Stated task:
Restate the listing that follows word for word, without its pictures.

Entries shown:
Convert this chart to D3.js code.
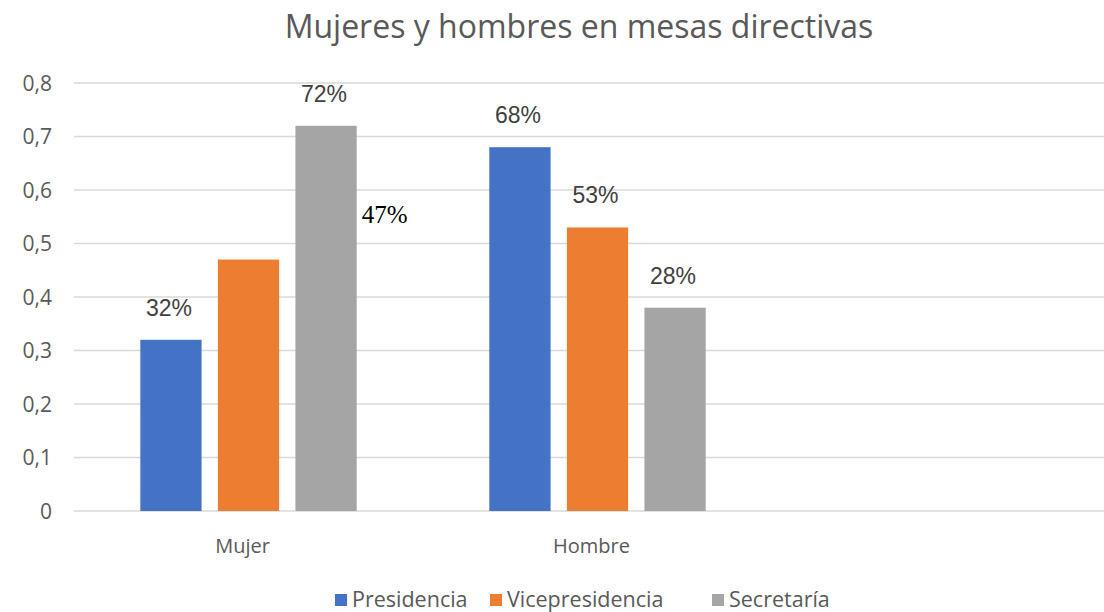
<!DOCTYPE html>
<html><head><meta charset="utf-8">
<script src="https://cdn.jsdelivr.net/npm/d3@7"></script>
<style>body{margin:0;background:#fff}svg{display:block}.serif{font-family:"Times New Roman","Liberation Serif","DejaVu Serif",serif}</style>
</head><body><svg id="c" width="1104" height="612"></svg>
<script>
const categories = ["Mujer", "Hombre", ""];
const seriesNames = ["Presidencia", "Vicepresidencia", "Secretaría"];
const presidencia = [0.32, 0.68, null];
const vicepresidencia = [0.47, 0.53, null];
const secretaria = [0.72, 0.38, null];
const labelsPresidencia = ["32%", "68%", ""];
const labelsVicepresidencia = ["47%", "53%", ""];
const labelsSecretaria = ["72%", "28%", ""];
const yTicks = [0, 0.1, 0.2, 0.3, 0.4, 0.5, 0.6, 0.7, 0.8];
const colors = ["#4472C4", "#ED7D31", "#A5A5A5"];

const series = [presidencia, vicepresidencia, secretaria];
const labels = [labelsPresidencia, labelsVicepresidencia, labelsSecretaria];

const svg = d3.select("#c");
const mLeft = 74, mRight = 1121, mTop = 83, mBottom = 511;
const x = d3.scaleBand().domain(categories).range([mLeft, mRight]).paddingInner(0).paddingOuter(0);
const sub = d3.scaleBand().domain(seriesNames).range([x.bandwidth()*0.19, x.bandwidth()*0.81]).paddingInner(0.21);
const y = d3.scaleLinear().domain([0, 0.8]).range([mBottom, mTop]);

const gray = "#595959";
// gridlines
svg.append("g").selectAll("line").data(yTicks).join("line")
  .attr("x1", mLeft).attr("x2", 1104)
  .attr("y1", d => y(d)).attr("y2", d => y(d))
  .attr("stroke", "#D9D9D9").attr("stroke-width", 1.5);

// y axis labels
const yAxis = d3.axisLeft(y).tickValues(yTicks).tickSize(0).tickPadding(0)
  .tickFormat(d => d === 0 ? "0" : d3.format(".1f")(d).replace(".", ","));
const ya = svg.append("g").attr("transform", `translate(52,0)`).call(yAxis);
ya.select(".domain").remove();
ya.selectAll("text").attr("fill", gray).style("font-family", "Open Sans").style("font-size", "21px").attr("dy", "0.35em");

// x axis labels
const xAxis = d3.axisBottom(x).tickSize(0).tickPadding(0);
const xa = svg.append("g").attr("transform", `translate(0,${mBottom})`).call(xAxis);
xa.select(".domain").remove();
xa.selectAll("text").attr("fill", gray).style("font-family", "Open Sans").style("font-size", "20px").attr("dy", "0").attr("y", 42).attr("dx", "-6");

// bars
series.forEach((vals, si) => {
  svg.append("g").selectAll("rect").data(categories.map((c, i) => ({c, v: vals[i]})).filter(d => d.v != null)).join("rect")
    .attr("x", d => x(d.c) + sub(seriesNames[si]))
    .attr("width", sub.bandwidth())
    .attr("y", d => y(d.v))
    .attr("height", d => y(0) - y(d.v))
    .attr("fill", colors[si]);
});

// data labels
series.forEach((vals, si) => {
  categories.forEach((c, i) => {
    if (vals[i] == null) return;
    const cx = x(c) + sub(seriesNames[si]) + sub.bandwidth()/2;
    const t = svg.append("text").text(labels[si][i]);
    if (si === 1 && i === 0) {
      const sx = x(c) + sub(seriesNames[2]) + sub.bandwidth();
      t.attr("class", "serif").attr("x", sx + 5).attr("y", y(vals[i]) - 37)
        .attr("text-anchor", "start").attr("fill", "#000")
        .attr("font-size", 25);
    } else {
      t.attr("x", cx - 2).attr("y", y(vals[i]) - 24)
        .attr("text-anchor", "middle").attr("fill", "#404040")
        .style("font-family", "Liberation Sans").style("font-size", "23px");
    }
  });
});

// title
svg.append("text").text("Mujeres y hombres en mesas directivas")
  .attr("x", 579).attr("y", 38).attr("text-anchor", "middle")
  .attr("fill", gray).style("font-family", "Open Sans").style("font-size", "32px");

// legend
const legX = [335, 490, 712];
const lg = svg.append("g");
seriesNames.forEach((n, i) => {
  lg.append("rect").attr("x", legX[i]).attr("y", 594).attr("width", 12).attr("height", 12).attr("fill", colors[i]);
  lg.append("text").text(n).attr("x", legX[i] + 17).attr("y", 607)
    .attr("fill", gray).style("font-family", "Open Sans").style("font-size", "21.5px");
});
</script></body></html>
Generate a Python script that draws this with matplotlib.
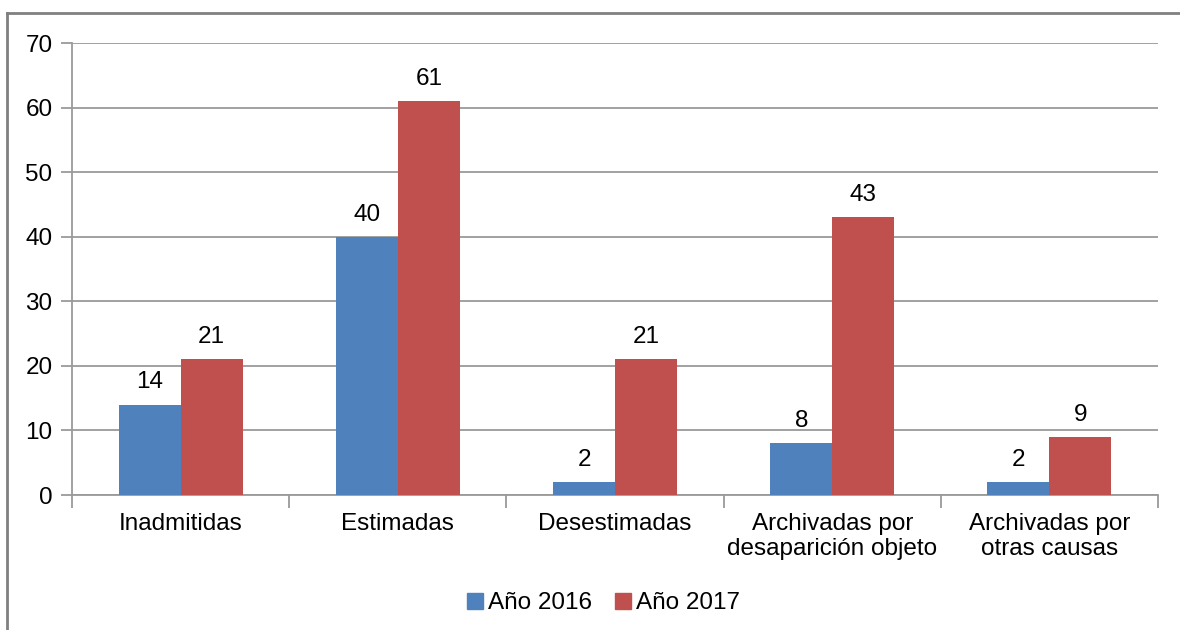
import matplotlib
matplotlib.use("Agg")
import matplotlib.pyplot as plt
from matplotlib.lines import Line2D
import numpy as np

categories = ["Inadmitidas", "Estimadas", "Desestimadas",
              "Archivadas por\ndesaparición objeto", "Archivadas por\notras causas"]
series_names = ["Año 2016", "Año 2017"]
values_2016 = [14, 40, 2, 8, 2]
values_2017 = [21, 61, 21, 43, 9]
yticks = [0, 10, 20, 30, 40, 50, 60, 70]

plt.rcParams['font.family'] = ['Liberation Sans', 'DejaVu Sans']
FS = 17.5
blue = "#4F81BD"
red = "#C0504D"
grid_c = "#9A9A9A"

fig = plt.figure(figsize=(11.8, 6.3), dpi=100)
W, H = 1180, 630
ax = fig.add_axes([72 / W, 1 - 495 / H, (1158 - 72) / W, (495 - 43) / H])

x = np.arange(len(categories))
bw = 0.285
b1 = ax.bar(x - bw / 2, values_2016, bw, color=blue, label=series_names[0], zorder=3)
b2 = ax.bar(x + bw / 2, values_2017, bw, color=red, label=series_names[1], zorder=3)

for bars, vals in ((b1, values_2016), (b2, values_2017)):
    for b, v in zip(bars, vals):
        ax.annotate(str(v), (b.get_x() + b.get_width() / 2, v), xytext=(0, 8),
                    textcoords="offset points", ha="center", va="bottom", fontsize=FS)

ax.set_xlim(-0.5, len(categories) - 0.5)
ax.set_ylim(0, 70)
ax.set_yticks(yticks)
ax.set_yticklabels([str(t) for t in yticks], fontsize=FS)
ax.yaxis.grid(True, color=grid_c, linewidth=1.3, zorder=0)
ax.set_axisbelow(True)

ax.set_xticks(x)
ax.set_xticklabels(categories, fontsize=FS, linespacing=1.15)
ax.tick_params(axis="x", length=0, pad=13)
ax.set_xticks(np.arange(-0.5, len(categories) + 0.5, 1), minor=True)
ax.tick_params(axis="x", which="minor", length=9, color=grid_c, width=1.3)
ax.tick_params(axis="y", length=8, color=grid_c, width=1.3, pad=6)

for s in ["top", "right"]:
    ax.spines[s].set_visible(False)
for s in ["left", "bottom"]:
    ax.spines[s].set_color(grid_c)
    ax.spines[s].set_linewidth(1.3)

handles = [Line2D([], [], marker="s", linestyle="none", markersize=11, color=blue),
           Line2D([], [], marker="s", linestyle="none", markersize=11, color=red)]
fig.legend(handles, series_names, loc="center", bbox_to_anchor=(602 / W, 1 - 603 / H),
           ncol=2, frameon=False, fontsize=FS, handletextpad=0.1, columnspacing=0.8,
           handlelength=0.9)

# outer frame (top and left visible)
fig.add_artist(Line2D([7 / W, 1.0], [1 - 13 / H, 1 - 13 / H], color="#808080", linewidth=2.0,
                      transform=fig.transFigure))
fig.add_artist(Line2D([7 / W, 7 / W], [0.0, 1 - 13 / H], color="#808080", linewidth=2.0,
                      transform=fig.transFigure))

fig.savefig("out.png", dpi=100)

Full output:
Convert this chart to D3.js code.
<!DOCTYPE html>
<html><head><meta charset="utf-8">
<script src="https://cdn.jsdelivr.net/npm/d3@7"></script>
<style>body{margin:0;background:#fff}svg{display:block}.serif{font-family:"Times New Roman","Liberation Serif","DejaVu Serif",serif}</style>
</head><body><svg id="c" width="1104" height="612"></svg>
<script>
const categories = ["Mujer", "Hombre", ""];
const seriesNames = ["Presidencia", "Vicepresidencia", "Secretaría"];
const presidencia = [0.32, 0.68, null];
const vicepresidencia = [0.47, 0.53, null];
const secretaria = [0.72, 0.38, null];
const labelsPresidencia = ["32%", "68%", ""];
const labelsVicepresidencia = ["47%", "53%", ""];
const labelsSecretaria = ["72%", "28%", ""];
const yTicks = [0, 0.1, 0.2, 0.3, 0.4, 0.5, 0.6, 0.7, 0.8];
const colors = ["#4472C4", "#ED7D31", "#A5A5A5"];

const series = [presidencia, vicepresidencia, secretaria];
const labels = [labelsPresidencia, labelsVicepresidencia, labelsSecretaria];

const svg = d3.select("#c");
const mLeft = 74, mRight = 1121, mTop = 83, mBottom = 511;
const x = d3.scaleBand().domain(categories).range([mLeft, mRight]).paddingInner(0).paddingOuter(0);
const sub = d3.scaleBand().domain(seriesNames).range([x.bandwidth()*0.19, x.bandwidth()*0.81]).paddingInner(0.21);
const y = d3.scaleLinear().domain([0, 0.8]).range([mBottom, mTop]);

const gray = "#595959";
// gridlines
svg.append("g").selectAll("line").data(yTicks).join("line")
  .attr("x1", mLeft).attr("x2", 1104)
  .attr("y1", d => y(d)).attr("y2", d => y(d))
  .attr("stroke", "#D9D9D9").attr("stroke-width", 1.5);

// y axis labels
const yAxis = d3.axisLeft(y).tickValues(yTicks).tickSize(0).tickPadding(0)
  .tickFormat(d => d === 0 ? "0" : d3.format(".1f")(d).replace(".", ","));
const ya = svg.append("g").attr("transform", `translate(52,0)`).call(yAxis);
ya.select(".domain").remove();
ya.selectAll("text").attr("fill", gray).style("font-family", "Open Sans").style("font-size", "21px").attr("dy", "0.35em");

// x axis labels
const xAxis = d3.axisBottom(x).tickSize(0).tickPadding(0);
const xa = svg.append("g").attr("transform", `translate(0,${mBottom})`).call(xAxis);
xa.select(".domain").remove();
xa.selectAll("text").attr("fill", gray).style("font-family", "Open Sans").style("font-size", "20px").attr("dy", "0").attr("y", 42).attr("dx", "-6");

// bars
series.forEach((vals, si) => {
  svg.append("g").selectAll("rect").data(categories.map((c, i) => ({c, v: vals[i]})).filter(d => d.v != null)).join("rect")
    .attr("x", d => x(d.c) + sub(seriesNames[si]))
    .attr("width", sub.bandwidth())
    .attr("y", d => y(d.v))
    .attr("height", d => y(0) - y(d.v))
    .attr("fill", colors[si]);
});

// data labels
series.forEach((vals, si) => {
  categories.forEach((c, i) => {
    if (vals[i] == null) return;
    const cx = x(c) + sub(seriesNames[si]) + sub.bandwidth()/2;
    const t = svg.append("text").text(labels[si][i]);
    if (si === 1 && i === 0) {
      const sx = x(c) + sub(seriesNames[2]) + sub.bandwidth();
      t.attr("class", "serif").attr("x", sx + 5).attr("y", y(vals[i]) - 37)
        .attr("text-anchor", "start").attr("fill", "#000")
        .attr("font-size", 25);
    } else {
      t.attr("x", cx - 2).attr("y", y(vals[i]) - 24)
        .attr("text-anchor", "middle").attr("fill", "#404040")
        .style("font-family", "Liberation Sans").style("font-size", "23px");
    }
  });
});

// title
svg.append("text").text("Mujeres y hombres en mesas directivas")
  .attr("x", 579).attr("y", 38).attr("text-anchor", "middle")
  .attr("fill", gray).style("font-family", "Open Sans").style("font-size", "32px");

// legend
const legX = [335, 490, 712];
const lg = svg.append("g");
seriesNames.forEach((n, i) => {
  lg.append("rect").attr("x", legX[i]).attr("y", 594).attr("width", 12).attr("height", 12).attr("fill", colors[i]);
  lg.append("text").text(n).attr("x", legX[i] + 17).attr("y", 607)
    .attr("fill", gray).style("font-family", "Open Sans").style("font-size", "21.5px");
});
</script></body></html>
Generate a Python script that draws this with matplotlib.
import matplotlib
matplotlib.use("Agg")
import matplotlib.pyplot as plt
from matplotlib.lines import Line2D
import numpy as np

categories = ["Inadmitidas", "Estimadas", "Desestimadas",
              "Archivadas por\ndesaparición objeto", "Archivadas por\notras causas"]
series_names = ["Año 2016", "Año 2017"]
values_2016 = [14, 40, 2, 8, 2]
values_2017 = [21, 61, 21, 43, 9]
yticks = [0, 10, 20, 30, 40, 50, 60, 70]

plt.rcParams['font.family'] = ['Liberation Sans', 'DejaVu Sans']
FS = 17.5
blue = "#4F81BD"
red = "#C0504D"
grid_c = "#9A9A9A"

fig = plt.figure(figsize=(11.8, 6.3), dpi=100)
W, H = 1180, 630
ax = fig.add_axes([72 / W, 1 - 495 / H, (1158 - 72) / W, (495 - 43) / H])

x = np.arange(len(categories))
bw = 0.285
b1 = ax.bar(x - bw / 2, values_2016, bw, color=blue, label=series_names[0], zorder=3)
b2 = ax.bar(x + bw / 2, values_2017, bw, color=red, label=series_names[1], zorder=3)

for bars, vals in ((b1, values_2016), (b2, values_2017)):
    for b, v in zip(bars, vals):
        ax.annotate(str(v), (b.get_x() + b.get_width() / 2, v), xytext=(0, 8),
                    textcoords="offset points", ha="center", va="bottom", fontsize=FS)

ax.set_xlim(-0.5, len(categories) - 0.5)
ax.set_ylim(0, 70)
ax.set_yticks(yticks)
ax.set_yticklabels([str(t) for t in yticks], fontsize=FS)
ax.yaxis.grid(True, color=grid_c, linewidth=1.3, zorder=0)
ax.set_axisbelow(True)

ax.set_xticks(x)
ax.set_xticklabels(categories, fontsize=FS, linespacing=1.15)
ax.tick_params(axis="x", length=0, pad=13)
ax.set_xticks(np.arange(-0.5, len(categories) + 0.5, 1), minor=True)
ax.tick_params(axis="x", which="minor", length=9, color=grid_c, width=1.3)
ax.tick_params(axis="y", length=8, color=grid_c, width=1.3, pad=6)

for s in ["top", "right"]:
    ax.spines[s].set_visible(False)
for s in ["left", "bottom"]:
    ax.spines[s].set_color(grid_c)
    ax.spines[s].set_linewidth(1.3)

handles = [Line2D([], [], marker="s", linestyle="none", markersize=11, color=blue),
           Line2D([], [], marker="s", linestyle="none", markersize=11, color=red)]
fig.legend(handles, series_names, loc="center", bbox_to_anchor=(602 / W, 1 - 603 / H),
           ncol=2, frameon=False, fontsize=FS, handletextpad=0.1, columnspacing=0.8,
           handlelength=0.9)

# outer frame (top and left visible)
fig.add_artist(Line2D([7 / W, 1.0], [1 - 13 / H, 1 - 13 / H], color="#808080", linewidth=2.0,
                      transform=fig.transFigure))
fig.add_artist(Line2D([7 / W, 7 / W], [0.0, 1 - 13 / H], color="#808080", linewidth=2.0,
                      transform=fig.transFigure))

fig.savefig("out.png", dpi=100)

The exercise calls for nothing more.